### Objective
Skip all pictures. Write out the data below from its first line through the line that contains "(77,184) .. (72,179);".

____ Information supplied

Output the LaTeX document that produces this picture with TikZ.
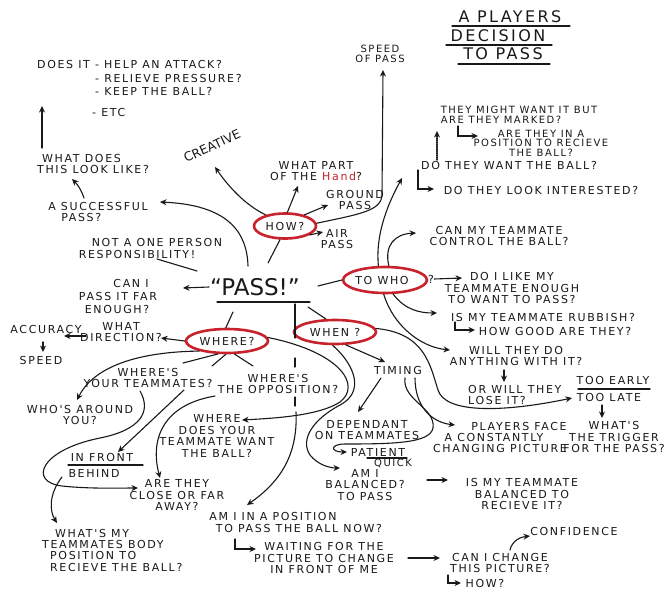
\documentclass[tikz,border=0pt]{standalone}
\usepackage{fontspec}
\usetikzlibrary{arrows.meta,shapes.geometric}
\newfontfamily\hw[LetterSpace=15]{DejaVu Sans}
\newfontfamily\hwplain{DejaVu Sans}
\definecolor{ink}{RGB}{25,25,25}
\definecolor{redink}{RGB}{200,35,45}
\tikzset{
  t/.style={font=\hw\fontsize{11}{11.5}\selectfont, align=center, inner sep=0pt, text=ink},
  ts/.style={font=\hw\fontsize{10}{9.5}\selectfont, align=center, inner sep=0pt, text=ink},
  ttl/.style={font=\hw\fontsize{16}{19}\selectfont, inner sep=0pt, text=ink},
  oval/.style={ellipse, draw=redink, line width=2.6pt, inner sep=0pt, font=\hw\fontsize{11}{11}\selectfont, text=ink, minimum width=82pt, minimum height=24pt},
  con/.style={draw=ink, line width=1.1pt, line cap=round},
  arr/.style={con, -{Stealth[length=6.5pt,width=6pt]}},
}
\begin{document}
\begin{tikzpicture}[x=1pt,y=-1pt]
\useasboundingbox (0,0) rectangle (666,592);
\fill[white] (0,0) rectangle (666,592);

% title
\node[ttl] (ti1) at (510,17) {A PLAYERS};
\node[ttl] (ti2) at (498,36) {DECISION};
\node[ttl] (ti3) at (503,54) {TO PASS};
\draw[con] (452,26) -- (570,26);
\draw[con] (446,45) -- (552,45);
\draw[con] (458,64) -- (550,64);

% top left
\node[t, anchor=west] (d1) at (37,64) {DOES IT - HELP AN ATTACK?};
\node[t, anchor=west] (d2) at (95,78) {- RELIEVE PRESSURE?};
\node[t, anchor=west] (d3) at (95,91) {- KEEP THE BALL?};
\node[t, anchor=west] (d4) at (92,112) {- ETC};
\node[t, anchor=west, align=left] (look) at (37,164) {\hspace*{5pt}WHAT DOES\\THIS LOOK LIKE?};
\draw[arr] (42,148) -- (42,106);

\node[font=\hwplain\fontsize{12.5}{12.5}\selectfont, text=ink, inner sep=0pt, rotate=25] (creative) at (212,146) {CREATIVE};
\node[t, align=left] (succ) at (98,212) {A SUCCESSFUL\\\hspace*{13pt}PASS?};
\draw[arr] (84,198) .. controls (81,189) and (77,184) .. (72,179);

\node[t] (resp1) at (157,242) {NOT A ONE PERSON};
\node[t] (resp2) at (137,254) {RESPONSIBILITY!};
\node[t] (far1) at (131,283) {CAN I};
\node[t] (far2) at (118,296) {PASS IT FAR};
\node[t] (far3) at (117,309) {ENOUGH?};

% centre
\node[font=\hwplain\fontsize{23}{23}\selectfont, text=ink, inner sep=1pt] (pass) at (255,287) {“PASS!”};
\draw[con] (217,302) -- (310,302);
\draw[arr] (248,266) .. controls (247,232) and (228,205) .. (160,202);
\draw[con] (157,259) -- (197,271);
\draw[arr] (pass.west) -- (183,288);

% HOW
\node[oval, minimum width=62pt, minimum height=25pt] (how) at (285,226) {HOW?};
\draw[con] (268,263) -- (how.250);
\draw[arr] (how.150) .. controls (245,205) and (228,186) .. (215,167);
\node[t] (hand) at (316,171) {WHAT PART\\OF THE \textcolor{redink}{Hand}?};
\draw[arr] (how.80) -- (298,186);
\node[t] (ground) at (355,200) {GROUND\\PASS};
\draw[arr] (how.30) -- (328,205);
\node[t] (air) at (337,239) {AIR\\PASS};
\draw[arr] (how.-20) -- (323,232);
\node[ts] (speed) at (380,54) {SPEED\\OF PASS};
\draw[arr] (how.5) .. controls (360,214) and (381,211) .. (382,195) -- (383,70);

% TO WHO
\node[oval, minimum width=82pt, minimum height=26pt] (towho) at (385,280) {TO WHO\hspace*{6pt}};
\node[t] (qm) at (431,279) {?};
\draw[con] (318,286) -- (towho.west);
\draw[arr] (towho.115) .. controls (375,232) and (390,200) .. (402,178);
\node[t] (want) at (509,165) {DO THEY WANT THE BALL?};
\draw[arr] (418,170) -- (418,189) -- (434,189);
\node[t] (interest) at (541,190) {DO THEY LOOK INTERESTED?};
\draw[con, densely dotted, -{Stealth[length=6.5pt,width=6pt]}] (437,160) -- (437,131);
\node[ts] (might1) at (519,110) {THEY MIGHT WANT IT BUT};
\node[ts] (might2) at (501,120) {ARE THEY MARKED?};
\draw[arr] (458,126) -- (458,136) -- (478,136);
\node[ts] (posn) at (541,143) {ARE THEY IN A\\POSITION TO RECIEVE\\THE BALL?};

\draw[arr] (towho.75) .. controls (384,245) and (395,234) .. (416,233);
\node[t] (control) at (499,236) {CAN MY TEAMMATE\\CONTROL THE BALL?};
\draw[arr] (qm.east) -- (462,278);
\node[t] (like) at (512,288) {DO I LIKE MY\\TEAMMATE ENOUGH\\TO WANT TO PASS?};
\draw[arr] (towho.-60) .. controls (405,310) and (420,313) .. (437,313);
\node[t] (rubbish) at (543,317) {IS MY TEAMMATE RUBBISH?};
\draw[arr] (455,322) -- (455,330) -- (475,330);
\node[t] (good) at (555,331) {HOW GOOD ARE THEY?};
\draw[arr] (towho.-95) .. controls (393,325) and (420,347) .. (450,350);
\node[t] (will) at (516,356) {WILL THEY DO\\ANYTHING WITH IT?};
\draw[arr] (504,370) -- (504,382);
\node[t, anchor=west, align=left] (lose) at (468,395) {OR WILL THEY\\LOSE IT?};

\node[t] (early) at (613,380) {TOO EARLY};
\draw[con] (578,389) -- (650,389);
\node[t] (late) at (609,397) {TOO LATE};
\draw[arr] (602,405) -- (602,418);
\node[t] (trigger) at (614,437) {WHAT'S\\THE TRIGGER\\FOR THE PASS?};
\node[t] (face1) at (519,426) {PLAYERS FACE};
\node[t] (face2) at (494,437) {A CONSTANTLY};
\node[t] (face3) at (500,448) {CHANGING PICTURE};

% WHEN
\node[oval, minimum width=82pt, minimum height=24pt] (when) at (335,332) {WHEN ?};
\draw[con] (308,307) -- (when.125);
\draw[con] (295,304) -- (295,338);
\draw[con] (295,358) -- (295,367);
\draw[con] (295,397) -- (295,406);
\draw[arr] (296,412) .. controls (298,455) and (280,482) .. (247,505);
\draw[arr] (when.-50) -- (385,362);
\node[t] (timing) at (398,370) {TIMING};
\draw[arr] (when.5) .. controls (425,333) and (430,365) .. (438,390) .. controls (445,413) and (500,413) .. (572,398);
\draw[arr] (415,378) .. controls (415,405) and (430,422) .. (455,425);
\draw[arr] (381,378) -- (358,412);
\node[t] (dep) at (367,430) {DEPENDANT\\ON TEAMMATES};
\draw[arr] (405,378) .. controls (402,400) and (436,408) .. (433,428) .. controls (430,443) and (395,444) .. (345,444) .. controls (330,444) and (330,452) .. (347,452);
\node[t] (patient) at (378,452) {PATIENT};
\draw[con] (367,458) -- (407,458);
\node[ts] (quick) at (393,463) {QUICK};
\draw[arr] (when.-100) .. controls (355,365) and (365,392) .. (340,405) .. controls (312,420) and (300,440) .. (310,455) .. controls (318,465) and (330,468) .. (340,468);
\node[t] (bal) at (365,485) {AM I\\BALANCED?\\TO PASS};
\draw[arr] (427,480) -- (448,480);
\node[t] (tbal) at (522,494) {IS MY TEAMMATE\\BALANCED TO\\RECIEVE IT?};

\node[t] (pos1) at (273,516) {AM I IN A POSITION};
\node[t] (pos2) at (299,528) {TO PASS THE BALL NOW?};
\draw[arr] (235,539) -- (235,549) -- (256,549);
\node[t] (waiting) at (324,558) {WAITING FOR THE\\PICTURE TO CHANGE\\IN FRONT OF ME};
\draw[arr] (408,558) -- (440,558);
\node[t] (change) at (500,563) {CAN I CHANGE\\THIS PICTURE?};
\draw[arr] (448,575) -- (448,583) -- (461,583);
\node[t] (how2) at (485,583) {HOW?};
\draw[arr] (510,550) .. controls (512,541) and (520,537) .. (530,536);
\node[t] (conf) at (574,531) {CONFIDENCE};

% WHERE
\node[oval, minimum width=82pt, minimum height=24pt] (where) at (227,341) {WHERE?};
\draw[con] (233,312) -- (where.95);
\draw[arr] (where.west) -- (161,338);
\node[t] (dir) at (121,332) {WHAT\\DIRECTION?};
\draw[arr] (86,336) -- (64,336);
\node[t] (acc) at (46,329) {ACCURACY};
\draw[arr] (43,342) -- (43,352);
\node[t] (speed2) at (41,360) {SPEED};
\draw[arr] (where.200) .. controls (130,352) and (92,370) .. (77,400);
\node[t] (around) at (80,415) {WHO'S AROUND\\YOU?};
\draw[con] (where.235) -- (183,363);
\draw[con] (where.265) -- (212,366);
\draw[con] (where.-60) -- (253,366);
\node[t] (mates) at (148,378) {WHERE'S\\YOUR TEAMMATES?};
\node[t] (opp) at (278,384) {WHERE'S\\THE OPPOSITION?};
\draw[arr] (where.5) .. controls (340,352) and (362,385) .. (340,402) .. controls (320,415) and (280,418) .. (242,420);
\node[t] (wdoes) at (217,436) {WHERE\\DOES YOUR\\TEAMMATE WANT\\THE BALL?};
\draw[arr] (184,390) -- (118,452);
\draw[arr] (140,391) .. controls (152,412) and (140,430) .. (100,438) .. controls (40,450) and (28,482) .. (62,486) .. controls (90,489) and (120,488) .. (138,488);
\draw[arr] (215,396) .. controls (162,405) and (150,440) .. (160,478);
\node[t] (front) at (102,457) {IN FRONT};
\draw[con] (68,465) -- (143,465);
\node[t] (behind) at (94,473) {BEHIND};
\draw[arr] (62,477) .. controls (48,495) and (50,512) .. (57,523);
\node[t] (close) at (177,495) {ARE THEY\\CLOSE OR FAR\\AWAY?};
\node[t, anchor=west] (body1) at (55,533) {WHAT'S MY};
\node[t, anchor=west] (body2) at (42,544) {TEAMMATES BODY};
\node[t, anchor=west] (body3) at (50,555) {POSITION TO};
\node[t, anchor=west] (body4) at (50,567) {RECIEVE THE BALL?};
\end{tikzpicture}
\end{document}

________

### The reply
Output the LaTeX document that produces this picture with TikZ.
\documentclass[tikz,border=0pt]{standalone}
\usepackage{fontspec}
\usetikzlibrary{arrows.meta,shapes.geometric}
\newfontfamily\hw[LetterSpace=15]{DejaVu Sans}
\newfontfamily\hwplain{DejaVu Sans}
\definecolor{ink}{RGB}{25,25,25}
\definecolor{redink}{RGB}{200,35,45}
\tikzset{
  t/.style={font=\hw\fontsize{11}{11.5}\selectfont, align=center, inner sep=0pt, text=ink},
  ts/.style={font=\hw\fontsize{10}{9.5}\selectfont, align=center, inner sep=0pt, text=ink},
  ttl/.style={font=\hw\fontsize{16}{19}\selectfont, inner sep=0pt, text=ink},
  oval/.style={ellipse, draw=redink, line width=2.6pt, inner sep=0pt, font=\hw\fontsize{11}{11}\selectfont, text=ink, minimum width=82pt, minimum height=24pt},
  con/.style={draw=ink, line width=1.1pt, line cap=round},
  arr/.style={con, -{Stealth[length=6.5pt,width=6pt]}},
}
\begin{document}
\begin{tikzpicture}[x=1pt,y=-1pt]
\useasboundingbox (0,0) rectangle (666,592);
\fill[white] (0,0) rectangle (666,592);

% title
\node[ttl] (ti1) at (510,17) {A PLAYERS};
\node[ttl] (ti2) at (498,36) {DECISION};
\node[ttl] (ti3) at (503,54) {TO PASS};
\draw[con] (452,26) -- (570,26);
\draw[con] (446,45) -- (552,45);
\draw[con] (458,64) -- (550,64);

% top left
\node[t, anchor=west] (d1) at (37,64) {DOES IT - HELP AN ATTACK?};
\node[t, anchor=west] (d2) at (95,78) {- RELIEVE PRESSURE?};
\node[t, anchor=west] (d3) at (95,91) {- KEEP THE BALL?};
\node[t, anchor=west] (d4) at (92,112) {- ETC};
\node[t, anchor=west, align=left] (look) at (37,164) {\hspace*{5pt}WHAT DOES\\THIS LOOK LIKE?};
\draw[arr] (42,148) -- (42,106);

\node[font=\hwplain\fontsize{12.5}{12.5}\selectfont, text=ink, inner sep=0pt, rotate=25] (creative) at (212,146) {CREATIVE};
\node[t, align=left] (succ) at (98,212) {A SUCCESSFUL\\\hspace*{13pt}PASS?};
\draw[arr] (84,198) .. controls (81,189) and (77,184) .. (72,179);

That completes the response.